Бартенев, влюбленный в красавицу польку, не мог, как и Елагин, жениться на ней, женщине другого круга, национальности, вероисповедания. Сама же Висновская, пресыщенная успехом и уже познавшая непривлекательную изнанку жизни театральной звезды, находила утешение в меланхолической игре в смерть с влюбленным в нее юношей. Она назначает Бартеневу «последнее» свидание, стараясь придать этой встрече как можно более мрачные тона. «И вот оба неудачника, оба изломанные жизнью или ошибками воспитания, – заключал защищавший Бартенева Ф. Плевако, – они начинают поддаваться влиянию любимой темы. ‹…› Не забудьте, что все это говорится в чаду винных паров и в утомлении эксцессами чувственных отношений. Игра в смерть перешла в грозную действительность».

Однако такая сниженная, сугубо «реалистическая» мотивировка, очевидно, не удовлетворила Бунина. Он преобразует материал в соответствии со своим замыслом роковой страсти. Он стремится воссоздать облик «той подлинной Сосновской, которой почти никто не понял и не почувствовал по-настоящему, – равно как и Елагина». Под его пером щуплый, веснушчатый, «налитый вином» гусарский офицерик оказывается одновременно чуть ли не мессией, а Сосновская – тем путником, торопящимся в небытие, которому Елагин должен указать кратчайшую дорогу.

«Умираю не по своей воле». Вы думаете, – говорит следователю Елагин, – что она этой фразой выразила свою беззащитность передо мной. А по-моему, она хотела сказать другое: что наша несчастная встреча с ней – рок, Божья воля, что она умирает не по своей, а по Божьей воле». И в другом месте сам автор характеризует Сосновскую: «Жизнь ее была сплошным томлением, непрестанной жаждой уйти прочь от постылого земного мира, где все всегда не то и не то». Здесь намечаются общие точки соприкосновения неореализма Бунина с русским символизмом, который он так яростно отвергал и у которого давно сформировалась концепция смерти как освобождения (хотя бы в произведениях Федора Сологуба и Зинаиды Гиппиус).

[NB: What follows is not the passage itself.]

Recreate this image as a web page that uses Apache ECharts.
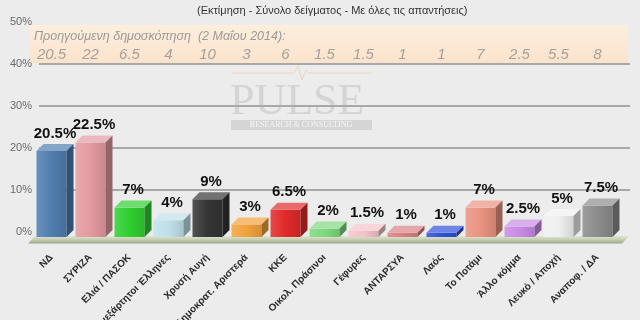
<!DOCTYPE html>
<html><head><meta charset="utf-8">
<script src="https://cdn.jsdelivr.net/npm/echarts@6/dist/echarts.min.js"></script>
<style>html,body{margin:0;padding:0;background:#ececec}#c{width:640px;height:320px}</style>
</head><body><div id="c"></div>
<script>
const categories = ['ΝΔ','ΣΥΡΙΖΑ','Ελιά / ΠΑΣΟΚ','Ανεξάρτητοι Έλληνες','Χρυσή Αυγή','Δημοκρατ. Αριστερά','ΚΚΕ','Οικολ. Πράσινοι','Γέφυρες','ΑΝΤΑΡΣΥΑ','Λαός','Το Ποτάμι','Άλλο κόμμα','Λευκό / Αποχή','Αναποφ. / ΔΑ'];
const values = [20.5,22.5,7,4,9,3,6.5,2,1.5,1,1,7,2.5,5,7.5];
const previous = [20.5,22,6.5,4,10,3,6,1.5,1.5,1,1,7,2.5,5.5,8];
const barColors = ['#4f7db0','#e39aa0','#2fcf2f','#bfe0ea','#353535','#f2a23a','#e02a2a','#7ed97e','#f3c3c8','#d98080','#2f4fd8','#ea9380','#c98ae6','#f0f0f0','#8c8c8c'];
const yTicks = [0,10,20,30,40,50];
const titleText = '(Εκτίμηση - Σύνολο δείγματος - Με όλες τις απαντήσεις)';
const prevTitle = 'Προηγούμενη δημοσκόπηση  (2 Μαΐου 2014):';
const prevRowLevel = 43.4;

function shade(hex, f){
  const n = parseInt(hex.slice(1),16);
  let r=(n>>16)&255,g=(n>>8)&255,b=n&255;
  const m = x => f>=0 ? Math.round(x+(255-x)*f) : Math.round(x*(1+f));
  return 'rgb('+m(r)+','+m(g)+','+m(b)+')';
}

const chart = echarts.init(document.getElementById('c'));
const fontN = "'Liberation Sans Narrow','Liberation Sans',Arial,sans-serif";
chart.setOption({
  backgroundColor:'#ececec',
  animation:false,
  title:{text:titleText,left:192,top:0,textStyle:{fontSize:11,fontWeight:'normal',color:'#333',fontFamily:fontN}},
  graphic:[
    {type:'rect',z:-10,shape:{x:30,y:25,width:598,height:38},style:{fill:new echarts.graphic.LinearGradient(0,0,0,1,[{offset:0,color:'#fdeedd'},{offset:1,color:'#fbe3cc'}])}},
    {type:'text',z:-5,x:34,y:30,style:{text:prevTitle,font:"italic 12.5px 'Liberation Sans',sans-serif",fill:'#9a9a9a'}},
    {type:'polyline',z:-8,shape:{points:[[232,73],[294,73],[298,66],[302,80],[306,70],[309,73],[372,73]]},style:{stroke:'rgba(230,200,150,0.6)',lineWidth:1}},
    {type:'text',z:-8,x:230,y:80,style:{text:'PULSE',font:"44px 'Liberation Serif',serif",fill:'rgba(150,150,150,0.28)'}},
    {type:'rect',z:-8,shape:{x:231,y:120,width:141,height:10},style:{fill:'rgba(160,160,160,0.3)'}},
    {type:'text',z:-7,x:301,y:125,style:{text:'RESEARCH & CONSULTING',font:"8px 'Liberation Serif',serif",fill:'rgba(255,255,255,0.8)',align:'center',verticalAlign:'middle'}},
    {type:'polygon',z:-1,shape:{points:[[28,243.5],[622,243.5],[629,236],[35,236]]},style:{fill:new echarts.graphic.LinearGradient(0,0,0,1,[{offset:0,color:'#dfe6d2'},{offset:0.5,color:'#c3cdb0'},{offset:1,color:'#9aa685'}])}}
  ],
  grid:[
    {left:32,right:23,top:27,bottom:83,containLabel:false,outerBoundsMode:'none'},
    {left:39,right:10,top:22,bottom:88,containLabel:false,outerBoundsMode:'none'}
  ],
  xAxis:[
    {type:'category',gridIndex:0,data:categories,axisLine:{show:false},axisTick:{show:false},
     axisLabel:{rotate:45,margin:19,interval:0,fontSize:10,fontWeight:'bold',color:'#2a2a2a',fontFamily:"'Liberation Sans',Arial,sans-serif"}},
    {type:'category',gridIndex:1,data:categories,show:false}
  ],
  yAxis:[
    {type:'value',gridIndex:0,min:0,max:50,show:false},
    {type:'value',gridIndex:1,min:yTicks[0],max:yTicks[yTicks.length-1],interval:10,
     axisLine:{show:false},axisTick:{show:false},
     axisLabel:{formatter:'{value}%',margin:7,fontSize:11,color:'#6a6a6a',fontFamily:"'Liberation Sans',Arial,sans-serif"},
     splitLine:{show:true,showMinLine:false,showMaxLine:false,lineStyle:{color:'#a8a8a8',width:2}}}
  ],
  series:[
    {type:'custom',xAxisIndex:0,yAxisIndex:0,z:5,
     data:values.map((v,i)=>[i,v]),
     renderItem:function(params,api){
       const i=api.value(0), v=api.value(1);
       const b=api.coord([i,0]), t=api.coord([i,v]);
       const hw=15, dx=7, dy=7, c=barColors[i];
       const x0=b[0]-hw, x1=b[0]+hw, yb=b[1], yt=t[1];
       return {type:'group',children:[
         {type:'rect',shape:{x:x0,y:yt,width:2*hw,height:yb-yt},
          style:{fill:new echarts.graphic.LinearGradient(0,0,1,0,[{offset:0,color:shade(c,0.15)},{offset:0.5,color:c},{offset:1,color:shade(c,-0.12)}])}},
         {type:'polygon',shape:{points:[[x0,yt],[x1,yt],[x1+dx,yt-dy],[x0+dx,yt-dy]]},style:{fill:shade(c,0.3)}},
         {type:'polygon',shape:{points:[[x1,yt],[x1+dx,yt-dy],[x1+dx,yb-dy],[x1,yb]]},style:{fill:shade(c,-0.35)}},
         {type:'text',x:b[0]+dx/2,y:yt-dy-3,style:{text:v+'%',align:'center',verticalAlign:'bottom',font:"bold 15px 'Liberation Sans',Arial,sans-serif",fill:'#111'}}
       ]};
     }},
    {type:'scatter',xAxisIndex:0,yAxisIndex:0,symbolSize:0,z:6,
     data:previous.map((v,i)=>[i,prevRowLevel]),
     label:{show:true,position:'inside',formatter:p=>String(previous[p.dataIndex]),fontSize:15,fontStyle:'italic',color:'#8e8e8e',fontFamily:"'Liberation Sans',Arial,sans-serif"}}
  ]
});
</script></body></html>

Однако, если ограничиться только пессимистической схемой, просвечивающей в поздних произведениях Бунина, представление о его зарубежном творчестве будет слишком обедненным и заставит вернуться к старой легенде об эпигонстве писателя. В свое время М. Горький сообщал К. Федину: «Бунин переписывает «Крейцерову сонату» под титулом «Митина любовь». С этим утверждением согласиться невозможно: в повести Бунина нет и следа аскетического отрицания плоти, какое пронизывает, пожалуй, самое мрачное из всех художественных созданий Л. Толстого[18].

Перейти на страницу:

Все книги серии Биография

Николай Павлович Игнатьев. Российский дипломат
Николай Павлович Игнатьев. Российский дипломат

Граф Николай Павлович Игнатьев (1832–1908) занимает особое место по личным и деловым качествам в первом ряду российских дипломатов XIX века. С его именем связано заключение важнейших международных договоров – Пекинского (1860) и Сан-Стефанского (1878), присоединение Приамурья и Приморья к России, освобождение Болгарии от османского ига, приобретение независимости Сербией, Черногорией и Румынией.Находясь длительное время на высоких постах, Игнатьев выражал взгляды «национальной» партии правящих кругов, стремившейся восстановить могущество России и укрепить авторитет самодержавия. Переоценка им возможностей страны пред определила его уход с дипломатической арены. Не имело успеха и пребывание на посту министра внутренних дел, куда он был назначен с целью ликвидации революционного движения и установления порядка в стране: попытка сочетать консерватизм и либерализм во внутренней политике вызвала противодействие крайних реакционеров окружения Александра III. В возрасте 50 лет Игнатьев оказался невостребованным.Автор стремился охарактеризовать Игнатьева-дипломата, его убеждения, персональные качества, семейную жизнь, привлекая широкий круг источников: служебных записок, донесений, личных документов – его обширных воспоминаний, писем; мемуары современников. Сочетание официальных и личных документов дало возможность автору представить роль выдающегося российского дипломата в новом свете – патриота, стремящегося вывести Россию на достойное место в ряду европейских государств, человека со всеми своими достоинствами и заблуждениями.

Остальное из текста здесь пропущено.